- **OBJECTIVE**
Will you output all of the data below exactly, omitting the images?
##### SOURCE EXCERPT #####
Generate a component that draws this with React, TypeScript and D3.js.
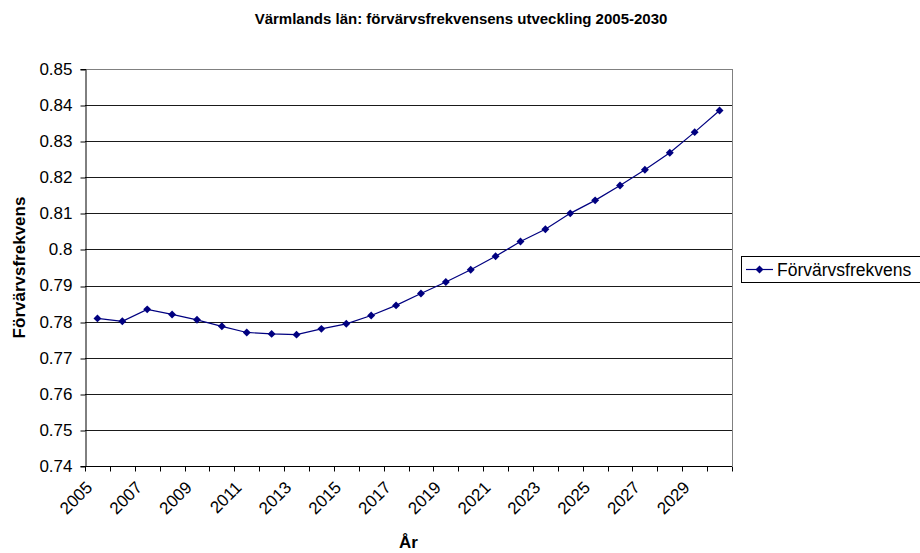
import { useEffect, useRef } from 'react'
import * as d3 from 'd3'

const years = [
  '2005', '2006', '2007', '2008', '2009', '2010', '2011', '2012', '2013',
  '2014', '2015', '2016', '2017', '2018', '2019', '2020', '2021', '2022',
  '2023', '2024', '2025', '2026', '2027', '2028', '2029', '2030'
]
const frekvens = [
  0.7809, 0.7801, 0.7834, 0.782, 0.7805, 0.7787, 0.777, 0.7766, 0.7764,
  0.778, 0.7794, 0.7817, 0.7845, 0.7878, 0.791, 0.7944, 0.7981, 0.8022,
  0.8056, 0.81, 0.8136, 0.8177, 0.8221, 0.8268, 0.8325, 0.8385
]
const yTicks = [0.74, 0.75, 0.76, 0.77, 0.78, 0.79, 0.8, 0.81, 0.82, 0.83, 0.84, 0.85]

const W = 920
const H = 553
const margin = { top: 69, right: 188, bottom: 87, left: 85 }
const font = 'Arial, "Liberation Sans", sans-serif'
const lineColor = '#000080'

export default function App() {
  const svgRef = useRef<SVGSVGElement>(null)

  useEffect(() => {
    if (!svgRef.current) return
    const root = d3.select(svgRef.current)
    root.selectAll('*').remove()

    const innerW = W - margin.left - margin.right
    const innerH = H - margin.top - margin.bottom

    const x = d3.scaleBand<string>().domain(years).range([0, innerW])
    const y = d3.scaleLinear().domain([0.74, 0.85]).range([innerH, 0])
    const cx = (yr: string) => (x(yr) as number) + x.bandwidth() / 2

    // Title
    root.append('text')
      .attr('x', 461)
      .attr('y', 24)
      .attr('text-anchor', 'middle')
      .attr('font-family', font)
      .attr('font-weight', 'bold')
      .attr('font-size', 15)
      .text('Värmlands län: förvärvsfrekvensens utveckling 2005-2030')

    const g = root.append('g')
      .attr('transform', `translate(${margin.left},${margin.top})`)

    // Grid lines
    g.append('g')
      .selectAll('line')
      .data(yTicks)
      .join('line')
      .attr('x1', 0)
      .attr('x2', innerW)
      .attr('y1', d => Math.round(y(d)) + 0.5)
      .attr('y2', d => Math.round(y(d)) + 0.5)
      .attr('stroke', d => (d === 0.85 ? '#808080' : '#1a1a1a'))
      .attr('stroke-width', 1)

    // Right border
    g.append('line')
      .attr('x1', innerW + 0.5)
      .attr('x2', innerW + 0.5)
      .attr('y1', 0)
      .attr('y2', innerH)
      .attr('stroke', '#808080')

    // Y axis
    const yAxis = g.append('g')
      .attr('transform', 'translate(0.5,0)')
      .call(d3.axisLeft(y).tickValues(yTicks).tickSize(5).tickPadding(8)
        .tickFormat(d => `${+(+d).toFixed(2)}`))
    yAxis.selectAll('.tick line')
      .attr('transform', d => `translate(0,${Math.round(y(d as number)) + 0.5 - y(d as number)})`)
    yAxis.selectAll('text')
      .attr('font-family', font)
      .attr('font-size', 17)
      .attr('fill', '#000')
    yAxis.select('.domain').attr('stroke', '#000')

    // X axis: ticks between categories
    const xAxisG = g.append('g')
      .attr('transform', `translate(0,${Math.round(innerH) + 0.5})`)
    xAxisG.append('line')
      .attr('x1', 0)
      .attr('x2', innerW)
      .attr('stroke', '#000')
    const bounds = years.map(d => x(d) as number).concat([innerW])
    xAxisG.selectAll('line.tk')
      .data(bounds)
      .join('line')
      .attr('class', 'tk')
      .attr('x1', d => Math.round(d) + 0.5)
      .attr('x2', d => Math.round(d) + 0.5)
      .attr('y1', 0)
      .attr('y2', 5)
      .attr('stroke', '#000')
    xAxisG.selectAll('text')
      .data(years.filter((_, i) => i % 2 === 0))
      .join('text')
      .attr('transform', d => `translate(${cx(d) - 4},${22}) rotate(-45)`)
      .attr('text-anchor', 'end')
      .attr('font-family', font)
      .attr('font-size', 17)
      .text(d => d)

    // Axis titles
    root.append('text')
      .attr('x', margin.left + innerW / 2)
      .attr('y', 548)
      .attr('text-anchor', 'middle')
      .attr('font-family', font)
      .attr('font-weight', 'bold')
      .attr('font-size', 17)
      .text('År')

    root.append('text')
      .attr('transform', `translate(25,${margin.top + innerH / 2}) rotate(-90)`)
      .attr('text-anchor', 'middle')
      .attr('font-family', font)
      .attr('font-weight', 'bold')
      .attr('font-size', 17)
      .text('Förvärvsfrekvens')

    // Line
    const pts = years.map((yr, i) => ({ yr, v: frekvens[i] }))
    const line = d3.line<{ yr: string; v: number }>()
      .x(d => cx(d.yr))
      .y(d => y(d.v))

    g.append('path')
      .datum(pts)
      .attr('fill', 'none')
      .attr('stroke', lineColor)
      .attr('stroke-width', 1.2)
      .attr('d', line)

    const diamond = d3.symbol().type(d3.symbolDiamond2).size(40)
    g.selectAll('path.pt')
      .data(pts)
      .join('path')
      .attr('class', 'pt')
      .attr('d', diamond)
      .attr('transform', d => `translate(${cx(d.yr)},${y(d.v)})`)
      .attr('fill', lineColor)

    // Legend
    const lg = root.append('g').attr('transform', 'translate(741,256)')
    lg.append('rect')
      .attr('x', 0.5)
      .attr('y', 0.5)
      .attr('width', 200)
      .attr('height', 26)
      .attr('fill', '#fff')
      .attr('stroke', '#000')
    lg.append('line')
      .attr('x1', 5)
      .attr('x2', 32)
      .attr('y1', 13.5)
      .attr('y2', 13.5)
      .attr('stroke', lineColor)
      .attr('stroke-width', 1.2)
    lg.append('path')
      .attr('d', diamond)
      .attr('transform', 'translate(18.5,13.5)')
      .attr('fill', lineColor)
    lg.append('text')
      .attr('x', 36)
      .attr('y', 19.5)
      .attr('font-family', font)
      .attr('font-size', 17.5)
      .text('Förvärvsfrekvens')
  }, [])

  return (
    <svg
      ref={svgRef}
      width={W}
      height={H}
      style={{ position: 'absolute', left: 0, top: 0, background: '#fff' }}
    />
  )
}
#####
- **EXERCISE ANSWER**
Generate a component that draws this with React, TypeScript and D3.js.
import { useEffect, useRef } from 'react'
import * as d3 from 'd3'

const years = [
  '2005', '2006', '2007', '2008', '2009', '2010', '2011', '2012', '2013',
  '2014', '2015', '2016', '2017', '2018', '2019', '2020', '2021', '2022',
  '2023', '2024', '2025', '2026', '2027', '2028', '2029', '2030'
]
const frekvens = [
  0.7809, 0.7801, 0.7834, 0.782, 0.7805, 0.7787, 0.777, 0.7766, 0.7764,
  0.778, 0.7794, 0.7817, 0.7845, 0.7878, 0.791, 0.7944, 0.7981, 0.8022,
  0.8056, 0.81, 0.8136, 0.8177, 0.8221, 0.8268, 0.8325, 0.8385
]
const yTicks = [0.74, 0.75, 0.76, 0.77, 0.78, 0.79, 0.8, 0.81, 0.82, 0.83, 0.84, 0.85]

const W = 920
const H = 553
const margin = { top: 69, right: 188, bottom: 87, left: 85 }
const font = 'Arial, "Liberation Sans", sans-serif'
const lineColor = '#000080'

export default function App() {
  const svgRef = useRef<SVGSVGElement>(null)

  useEffect(() => {
    if (!svgRef.current) return
    const root = d3.select(svgRef.current)
    root.selectAll('*').remove()

    const innerW = W - margin.left - margin.right
    const innerH = H - margin.top - margin.bottom

    const x = d3.scaleBand<string>().domain(years).range([0, innerW])
    const y = d3.scaleLinear().domain([0.74, 0.85]).range([innerH, 0])
    const cx = (yr: string) => (x(yr) as number) + x.bandwidth() / 2

    // Title
    root.append('text')
      .attr('x', 461)
      .attr('y', 24)
      .attr('text-anchor', 'middle')
      .attr('font-family', font)
      .attr('font-weight', 'bold')
      .attr('font-size', 15)
      .text('Värmlands län: förvärvsfrekvensens utveckling 2005-2030')

    const g = root.append('g')
      .attr('transform', `translate(${margin.left},${margin.top})`)

    // Grid lines
    g.append('g')
      .selectAll('line')
      .data(yTicks)
      .join('line')
      .attr('x1', 0)
      .attr('x2', innerW)
      .attr('y1', d => Math.round(y(d)) + 0.5)
      .attr('y2', d => Math.round(y(d)) + 0.5)
      .attr('stroke', d => (d === 0.85 ? '#808080' : '#1a1a1a'))
      .attr('stroke-width', 1)

    // Right border
    g.append('line')
      .attr('x1', innerW + 0.5)
      .attr('x2', innerW + 0.5)
      .attr('y1', 0)
      .attr('y2', innerH)
      .attr('stroke', '#808080')

    // Y axis
    const yAxis = g.append('g')
      .attr('transform', 'translate(0.5,0)')
      .call(d3.axisLeft(y).tickValues(yTicks).tickSize(5).tickPadding(8)
        .tickFormat(d => `${+(+d).toFixed(2)}`))
    yAxis.selectAll('.tick line')
      .attr('transform', d => `translate(0,${Math.round(y(d as number)) + 0.5 - y(d as number)})`)
    yAxis.selectAll('text')
      .attr('font-family', font)
      .attr('font-size', 17)
      .attr('fill', '#000')
    yAxis.select('.domain').attr('stroke', '#000')

    // X axis: ticks between categories
    const xAxisG = g.append('g')
      .attr('transform', `translate(0,${Math.round(innerH) + 0.5})`)
    xAxisG.append('line')
      .attr('x1', 0)
      .attr('x2', innerW)
      .attr('stroke', '#000')
    const bounds = years.map(d => x(d) as number).concat([innerW])
    xAxisG.selectAll('line.tk')
      .data(bounds)
      .join('line')
      .attr('class', 'tk')
      .attr('x1', d => Math.round(d) + 0.5)
      .attr('x2', d => Math.round(d) + 0.5)
      .attr('y1', 0)
      .attr('y2', 5)
      .attr('stroke', '#000')
    xAxisG.selectAll('text')
      .data(years.filter((_, i) => i % 2 === 0))
      .join('text')
      .attr('transform', d => `translate(${cx(d) - 4},${22}) rotate(-45)`)
      .attr('text-anchor', 'end')
      .attr('font-family', font)
      .attr('font-size', 17)
      .text(d => d)

    // Axis titles
    root.append('text')
      .attr('x', margin.left + innerW / 2)
      .attr('y', 548)
      .attr('text-anchor', 'middle')
      .attr('font-family', font)
      .attr('font-weight', 'bold')
      .attr('font-size', 17)
      .text('År')

    root.append('text')
      .attr('transform', `translate(25,${margin.top + innerH / 2}) rotate(-90)`)
      .attr('text-anchor', 'middle')
      .attr('font-family', font)
      .attr('font-weight', 'bold')
      .attr('font-size', 17)
      .text('Förvärvsfrekvens')

    // Line
    const pts = years.map((yr, i) => ({ yr, v: frekvens[i] }))
    const line = d3.line<{ yr: string; v: number }>()
      .x(d => cx(d.yr))
      .y(d => y(d.v))

    g.append('path')
      .datum(pts)
      .attr('fill', 'none')
      .attr('stroke', lineColor)
      .attr('stroke-width', 1.2)
      .attr('d', line)

    const diamond = d3.symbol().type(d3.symbolDiamond2).size(40)
    g.selectAll('path.pt')
      .data(pts)
      .join('path')
      .attr('class', 'pt')
      .attr('d', diamond)
      .attr('transform', d => `translate(${cx(d.yr)},${y(d.v)})`)
      .attr('fill', lineColor)

    // Legend
    const lg = root.append('g').attr('transform', 'translate(741,256)')
    lg.append('rect')
      .attr('x', 0.5)
      .attr('y', 0.5)
      .attr('width', 200)
      .attr('height', 26)
      .attr('fill', '#fff')
      .attr('stroke', '#000')
    lg.append('line')
      .attr('x1', 5)
      .attr('x2', 32)
      .attr('y1', 13.5)
      .attr('y2', 13.5)
      .attr('stroke', lineColor)
      .attr('stroke-width', 1.2)
    lg.append('path')
      .attr('d', diamond)
      .attr('transform', 'translate(18.5,13.5)')
      .attr('fill', lineColor)
    lg.append('text')
      .attr('x', 36)
      .attr('y', 19.5)
      .attr('font-family', font)
      .attr('font-size', 17.5)
      .text('Förvärvsfrekvens')
  }, [])

  return (
    <svg
      ref={svgRef}
      width={W}
      height={H}
      style={{ position: 'absolute', left: 0, top: 0, background: '#fff' }}
    />
  )
}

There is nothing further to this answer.